Some consumer products companies, like Anheuser-Busch InBev, measure their environmental impact per liter of beverage or food item produced. Professional services firms often look at a per-employee, per-year number to express it. Still other businesses figure it out strictly as a percentage of revenue. If you are an IT-intense business, on the other hand, it makes sense that you would calculate your impact as a ratio of the amount of power it takes to run your technology versus what your technology hosts or produces.
Such is the new strategy of American telecommunications giant Verizon, which has debuted a new metric for measuring the impact of its carbon emissions as a ratio of how much data it transmits over its communications networks. Verizon’s carbon emissions calculation includes everything from its electricity, the fuel used to heat its buildings and the fuel used to run its service fleet vehicles. That number (in metric tons) is divided by the number of terabytes of data that is transmitted over the Verizon networks. Here’s a fun bit of trivia: one terabyte of data is roughly the data needed to transmit 300 feature-length movies across the network. In 2010, Verizon transported 78.6 million terabytes globally, which was an increase of 16 percent over the previous year.
Based on this new metric, Verizon figures it improved its carbon emissions efficiency by 15 percent between 2009 and 2010. The company is targeting an improvement of 15 percent during 2011.
In a press release describing the metric, the company got a senior vice president — Jeremy Symons — from the National Wildlife Federation to weigh in on its new metric:
“The information transmitted over Verizon’s networks every day is already equivalent to 215 million copies of the Encyclopedia Britannica, and customers want more. It requires a lot of energy to deliver all that data. By setting a goal of a 15 percent carbon-efficiency improvement for 2011, Verizon is helping to minimize the carbon footprint of the digital age even as customers ask for more services.”

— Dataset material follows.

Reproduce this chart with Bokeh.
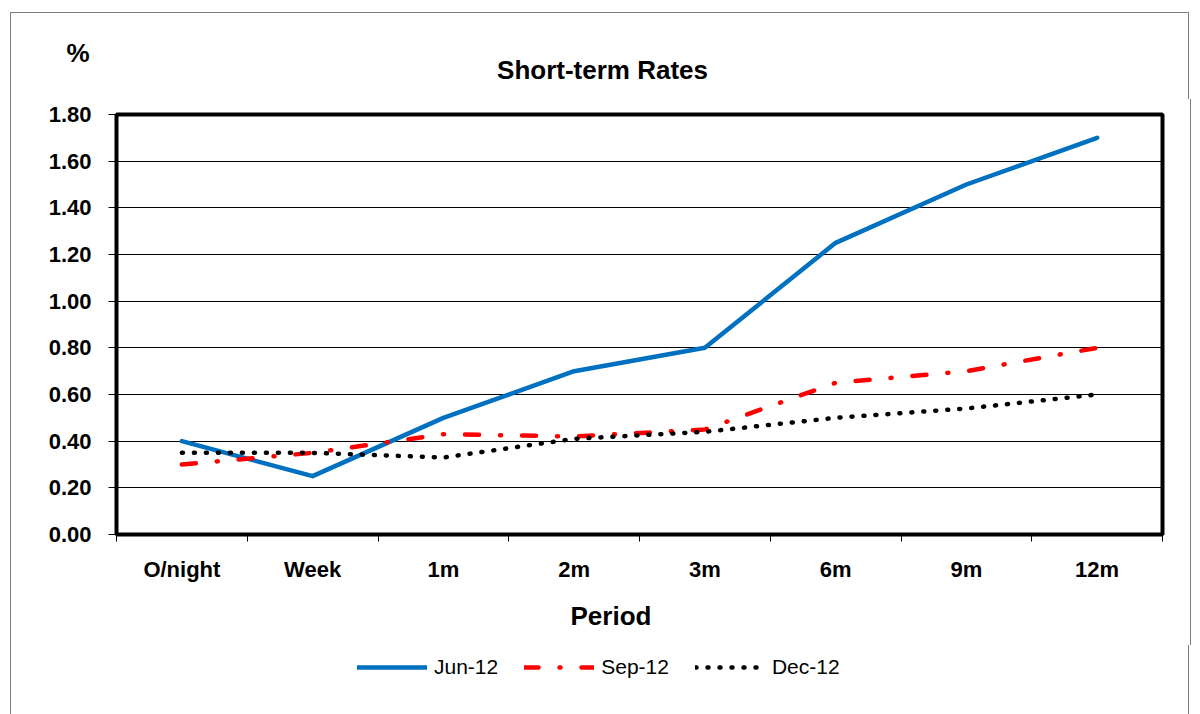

There are many different things the carrier is doing to address its sustainable operations profile, including a focus on fleet management (it deployed 1,642 hybrid and alternative fuel vehicles in 2010 alone) and more energy-efficient network equipment. By the end of 2011, approximately 7.5 percent of the Verizon fleet will use alternative fuels (that compares with about 5 percent now). Verizon Wireless even has introduced what it calls the first CarbonFree smart phone. Mind you, at last count, Sprint had four mobile phones (including a smartphone) that it has vetted for green credentials.
Do I sense a new battleground for mobile phone loyalty with sustainability at the center?